It is reported that more than 1.8 million individuals filed bankruptcy in 2012. Additionally, the average credit card debt in the U.S. stands at an average of $4,878 per adult. This is just a part of the total national consumer debt of more than $11 trillion, with more than $1 trillion of that debt delinquent as of the end of 2012.
Needless to say, these statistics leave many Americans with a strong desire to get out of debt. In fact, the total consumer debt has dipped a bit over the past two years, although bankruptcy is not a preferred way to eliminate your debt. To begin the process of getting out of debt, it is helpful to understand how your debt actually works.
Of course, we know we build up our outstanding credit card balance by spending. However, few people realize the role interest plays in keeping that debt high.

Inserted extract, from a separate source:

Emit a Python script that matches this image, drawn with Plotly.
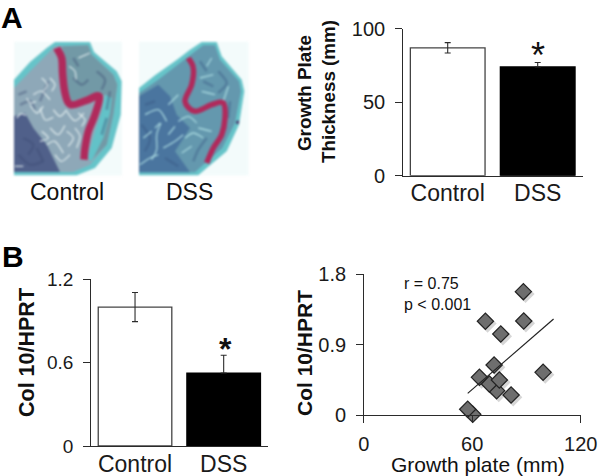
import plotly.graph_objects as go

W, H = 598, 476
FONT = "Liberation Sans"
INK = "#2b2b2b"

# ---- data ----
bar_categories = ["Control", "DSS"]
thickness_values = [87, 74]
thickness_err_up = [3.5, 3]
thickness_err_down = [3.5, 0]
thickness_ticks = [0, 50, 100]
col10_values = [1.0, 0.525]
col10_err_up = [0.105, 0.128]
col10_err_down = [0.105, 0]
col10_ticks = [0, 0.6, 1.2]
col10_ticklabels = ["0", "0.6", "1.2"]

scatter_x = [60.3, 57.5, 81.5, 73.5, 69.5, 75, 64, 72.1, 99.2, 75.8, 67.3, 88.5, 88.3]
scatter_y = [0.009, 0.073, 0.256, 0.311, 0.397, 0.448, 0.482, 0.64, 0.546, 1.036, 1.199, 1.203, 1.578]
fit_x = [57.5, 105]
fit_y = [0.277, 1.228]
scatter_x_ticks = [0, 60, 120]
scatter_y_ticks = [0, 0.9, 1.8]
scatter_y_ticklabels = ["0", "0.9", "1.8"]

# ---- histology illustration outlines (crop coordinates of each photo) ----
photo_a_outline = [(12,125),(60,72),(110,30),(135,12),(240,12),(252,42),(320,100),(335,130),(332,230),(305,330),(255,390),(200,412),(12,412)]
photo_a_inner = [(12,150),(70,90),(135,25),(235,22),(245,50),(310,110),(322,140),(310,230),(290,320),(240,380),(190,402),(12,402)]
photo_a_marrow = [(12,235),(45,225),(70,270),(110,320),(150,402),(12,402)]
photo_a_epi = [(155,25),(235,22),(245,50),(310,110),(322,140),(310,230),(290,320),(245,365),(262,260),(290,170),(230,175),(185,190),(170,150),(165,60)]
photo_a_gap = [(285,170),(305,180),(300,225),(280,300),(245,370),(232,360),(255,280),(275,220)]
photo_a_band = [(140,30),(155,60),(158,110),(165,165),(182,200),(230,187),(268,175),(255,230),(235,280),(225,330),(222,365)]
photo_a_light = [[(20,240),(32,228),(48,232)], [(15,385),(40,385)], [(178,85),(195,100),(198,125)], [(205,60),(240,45)],
                 [(90,210),(105,245),(130,238)], [(120,270),(145,290),(165,262)], [(70,170),(95,160),(120,185)],
                 [(110,320),(135,310),(160,345)], [(170,220),(195,248),(222,225)], [(60,200),(80,225),(100,205)],
                 [(130,215),(150,235),(170,215)], [(95,280),(115,300),(90,310)], [(170,280),(190,300),(175,325)],
                 [(195,270),(210,295),(200,330)], [(135,350),(155,370),(180,350)], [(50,180),(60,195),(78,190)],
                 [(120,120),(135,140),(125,160)], [(95,120),(112,140),(100,160)], [(205,225),(225,245),(215,265)]]
photo_a_dark = [[(30,200),(60,190),(75,215)], [(25,170),(50,160)], [(40,300),(70,320),(55,350)], [(25,350),(60,380),(100,370)],
                [(190,120),(215,140),(235,125)], [(260,100),(285,125),(275,155)], [(190,60),(205,85)], [(300,160),(290,215)],
                [(290,240),(275,290)], [(80,330),(100,370)], [(115,130),(90,190)]]

photo_b_outline = [(12,150),(60,112),(130,62),(165,35),(200,12),(245,12),(260,55),(320,125),(328,160),(312,260),(275,340),(215,390),(190,412),(12,412)]
photo_b_inner = [(12,165),(70,125),(135,75),(170,48),(205,22),(240,22),(255,65),(312,130),(318,160),(300,255),(262,330),(205,380),(180,403),(12,403)]
photo_b_marrow = [(12,175),(70,140),(105,175),(125,230),(165,270),(120,340),(165,403),(12,403)]
photo_b_band = [(160,60),(175,90),(170,140),(150,190),(180,220),(230,200),(265,195),(270,240),(260,290),(235,330),(215,375)]
photo_b_light = [[(50,365),(65,335),(65,290),(78,255)], [(15,380),(45,360),(70,350)], [(60,270),(75,255)],
                 [(85,330),(120,310),(145,290)], [(30,230),(70,215),(95,250)], [(195,120),(235,110)],
                 [(200,160),(240,170)], [(190,270),(230,280)], [(100,200),(130,170)], [(130,250),(160,235),(185,255)],
                 [(150,300),(175,285),(205,300)], [(100,290),(120,265)], [(230,60),(215,85)], [(280,145),(265,190)],
                 [(25,300),(50,280)], [(140,345),(170,325)]]
photo_b_dark = [[(30,200),(60,190)], [(20,260),(45,300),(30,340)], [(90,360),(130,385)], [(195,70),(215,100)],
                [(250,100),(275,135),(250,165)], [(205,130),(235,145)], [(285,190),(280,240)], [(215,300),(190,335),(175,370)]]
photo_b_spot = [(303,250),(312,247),(312,257),(304,258)]

P = 3.0
def spline(points, ox, oy, closed):
    pts = [(ox + x / P, oy + y / P) for x, y in points]
    n = len(pts)
    d = f"M {pts[0][0]:.1f},{pts[0][1]:.1f}"
    segs = n if closed else n - 1
    for i in range(segs):
        get = (lambda k: pts[k % n]) if closed else (lambda k: pts[max(0, min(n - 1, k))])
        p0, p1, p2, p3 = get(i - 1), get(i), get(i + 1), get(i + 2)
        c1 = (p1[0] + (p2[0] - p0[0]) / 6, p1[1] + (p2[1] - p0[1]) / 6)
        c2 = (p2[0] - (p3[0] - p1[0]) / 6, p2[1] - (p3[1] - p1[1]) / 6)
        d += f" C {c1[0]:.1f},{c1[1]:.1f} {c2[0]:.1f},{c2[1]:.1f} {p2[0]:.1f},{p2[1]:.1f}"
    return d + (" Z" if closed else "")

def straight(points, ox, oy):
    return "M " + " L ".join(f"{ox + x / P:.1f},{oy + y / P:.1f}" for x, y in points) + " Z"

shapes = []
def poly(points, ox, oy, fill, curved=False):
    path = spline(points, ox, oy, True) if curved else straight(points, ox, oy)
    shapes.append(dict(type="path", path=path, fillcolor=fill, line=dict(width=0), xref="x5", yref="y5", layer="below"))
def stroke(points, ox, oy, color, width):
    shapes.append(dict(type="path", path=spline(points, ox, oy, False), line=dict(color=color, width=width),
                       xref="x5", yref="y5", layer="below"))
def rect(x0, y0, x1, y1, fill):
    shapes.append(dict(type="rect", x0=x0, y0=y0, x1=x1, y1=y1, fillcolor=fill, line=dict(width=0),
                       xref="x5", yref="y5", layer="below"))

# Photo A
oxa, oya = 10, 38
rect(14.3, 41.7, 122, 175.5, "#f3fbfb")
poly(photo_a_outline, oxa, oya, "#66c4c9")
poly(photo_a_inner, oxa, oya, "#8ea8b8")
poly(photo_a_marrow, oxa, oya, "#50608a")
poly(photo_a_epi, oxa, oya, "#7299a6")
poly(photo_a_gap, oxa, oya, "#62c2c8")
for m in photo_a_dark:
    stroke(m, oxa, oya, "rgba(60,75,115,0.4)", 2.5)
for m in photo_a_light:
    stroke(m, oxa, oya, "rgba(235,245,245,0.8)", 1.3)
stroke(photo_a_band, oxa, oya, "#b02a5c", 7.5)

# Photo B
oxb, oyb = 135, 38
rect(139, 41.7, 248.5, 175.5, "#f3fbfb")
poly(photo_b_outline, oxb, oyb, "#66c4c9")
poly(photo_b_inner, oxb, oyb, "#6498ae")
poly(photo_b_marrow, oxb, oyb, "#4a759f")
for m in photo_b_dark:
    stroke(m, oxb, oyb, "rgba(55,85,130,0.4)", 2.5)
for m in photo_b_light:
    stroke(m, oxb, oyb, "rgba(180,228,232,0.85)", 1.3)
poly(photo_b_spot, oxb, oyb, "#4a3a70")
stroke(photo_b_band, oxb, oyb, "#b02a5c", 5.5)

fig = go.Figure()

def dom_x(a, b):
    return [a / W, b / W]
def dom_y(top, bottom):
    return [1 - bottom / H, 1 - top / H]

tick_font = dict(family=FONT, size=20, color="#1a1a1a")
cat_font = dict(family=FONT, size=23, color="#1a1a1a")

def add_bars(xa, ya, values, up, down):
    fig.add_trace(go.Bar(x=bar_categories, y=values, xaxis=xa, yaxis=ya, width=0.83,
                         marker=dict(color=["white", "black"], line=dict(color=["#444444", "black"], width=1.3)),
                         error_y=dict(type="data", symmetric=False, array=up, arrayminus=down, color=INK, thickness=1.1, width=3),
                         showlegend=False, hoverinfo="skip"))

add_bars("x", "y", thickness_values, thickness_err_up, thickness_err_down)
add_bars("x2", "y2", col10_values, col10_err_up, col10_err_down)

# Scatter: soft shadow, then markers, then fit line
fig.add_trace(go.Scatter(x=[v + 1.2 for v in scatter_x], y=[v - 0.03 for v in scatter_y], xaxis="x3", yaxis="y3",
                         mode="markers", cliponaxis=False,
                         marker=dict(symbol="diamond", size=14, color="rgba(0,0,0,0.16)", line=dict(width=0)),
                         showlegend=False, hoverinfo="skip"))
fig.add_trace(go.Scatter(x=scatter_x, y=scatter_y, xaxis="x3", yaxis="y3", mode="markers", cliponaxis=False,
                         marker=dict(symbol="diamond", size=12.5, color="#6e6e6e", line=dict(color="#222222", width=1.2)),
                         showlegend=False, hoverinfo="skip"))
fig.add_trace(go.Scatter(x=fit_x, y=fit_y, xaxis="x3", yaxis="y3", mode="lines",
                         line=dict(color="#222222", width=1.2), showlegend=False, hoverinfo="skip"))

# Invisible trace to anchor the pixel-space overlay axis
fig.add_trace(go.Scatter(x=[0, W], y=[0, H], xaxis="x5", yaxis="y5", mode="markers",
                         marker=dict(opacity=0), showlegend=False, hoverinfo="skip"))

line_common = dict(showline=True, linecolor=INK, linewidth=1.1, showgrid=False, zeroline=False, automargin=False)

layout = dict(
    template="none",
    width=W, height=H, margin=dict(l=0, r=0, t=0, b=0, pad=0), autosize=False,
    paper_bgcolor="white", plot_bgcolor="rgba(0,0,0,0)", bargap=0.17,
    shapes=shapes,
    xaxis=dict(domain=dom_x(402.7, 582.7), anchor="y", type="category", range=[-0.5, 1.5], ticks="",
               tickfont=cat_font, ticklabelstandoff=-3, **line_common),
    yaxis=dict(domain=dom_y(28.7, 175.7), anchor="x", range=[0, 100], tickvals=thickness_ticks, ticks="outside",
               ticklen=6.5, tickwidth=1.1, tickcolor=INK, tickfont=tick_font, ticklabelstandoff=6, **line_common),
    xaxis2=dict(domain=dom_x(90.7, 268), anchor="y2", type="category", range=[-0.5, 1.5], ticks="",
                tickfont=cat_font, ticklabelstandoff=-3, **line_common),
    yaxis2=dict(domain=dom_y(279.3, 446), anchor="x2", range=[0, 1.2], tickvals=col10_ticks, ticktext=col10_ticklabels,
                ticks="outside", ticklen=6.5, tickwidth=1.1, tickcolor=INK, tickfont=dict(family=FONT, size=19, color="#1a1a1a"),
                ticklabelstandoff=6, **line_common),
    xaxis3=dict(domain=dom_x(363.7, 580.7), anchor="y3", range=[0, 120], tickvals=scatter_x_ticks, ticks="outside",
                ticklen=6.5, tickwidth=1.1, tickcolor=INK, tickfont=tick_font, ticklabelstandoff=4, **line_common),
    yaxis3=dict(domain=dom_y(274.3, 415), anchor="x3", range=[0, 1.8], tickvals=scatter_y_ticks, ticktext=scatter_y_ticklabels,
                ticks="outside", ticklen=6.5, tickwidth=1.1, tickcolor=INK, tickfont=tick_font, ticklabelstandoff=6, **line_common),
    xaxis5=dict(domain=[0, 1], range=[0, W], visible=False, anchor="y5", fixedrange=True, automargin=False),
    yaxis5=dict(domain=[0, 1], range=[H, 0], visible=False, anchor="x5", fixedrange=True, automargin=False),
)
fig.update_layout(**layout)

def label(text, x, y, size, bold=False, angle=0, anchor="center", color="#111111"):
    body = f"<b>{text}</b>" if bold else text
    fig.add_annotation(text=body, x=x, y=y, xref="x5", yref="y5", showarrow=False, textangle=angle,
                       xanchor=anchor, yanchor="middle", align="left",
                       font=dict(family=FONT, size=size, color=color))

label("A", 12, 17, 30, bold=True, color="black")
label("B", 13, 256, 30, bold=True, color="black")
label("Control", 67, 192, 23)
label("DSS", 189, 192, 23)
label("Growth Plate", 304, 93, 18.8, bold=True, angle=-90)
label("Thickness (mm)", 328, 92, 18.8, bold=True, angle=-90)
label("Col 10/HPRT", 27, 353, 21.5, bold=True, angle=-90)
label("Col 10/HPRT", 304, 353, 21, bold=True, angle=-90)
label("*", 537.7, 55, 36)
label("*", 225.7, 349, 32, bold=True)
label("r = 0.75", 402, 283, 16, anchor="left")
label("p < 0.001", 402, 304, 16, anchor="left")
label("Growth plate (mm)", 478, 464, 21)

soften = ("document.body.style.margin='0';document.body.style.overflow='hidden';"
          "document.querySelectorAll('.shapelayer').forEach(function(g){g.style.filter='blur(1px)';});")
fig.write_html("out.html", config={"displayModeBar": False}, post_script=soften)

One amazing insight is that if you use your credit card to buy diapers for your newborn and make only minimum monthly payments, you can actually be still paying on those diapers when you child enters high school.
Reducing the Balance
Your lenders charge you interest each month on your outstanding balance. In many cases, your monthly payment pays mainly interest, with little to nothing going to reduce the balance. The key to getting out of debt is reducing that balance. There is a snowball effect that as you reduce your balance, each subsequent month’s interest payment is lower and more goes to further reduce that balance.
There are two easy ways to get out of the monthly minimum payment trap and get out of debt. First, pay a little more than the minimum each month. That extra reduces the balance for that month, and every other month you will save on interest. The second step is to pay half your monthly payment every two weeks. This one step can save hundreds or thousands of dollars in interest.
Of course, lowering spending helps but these two simple steps will go a long way to lowering your debt burden.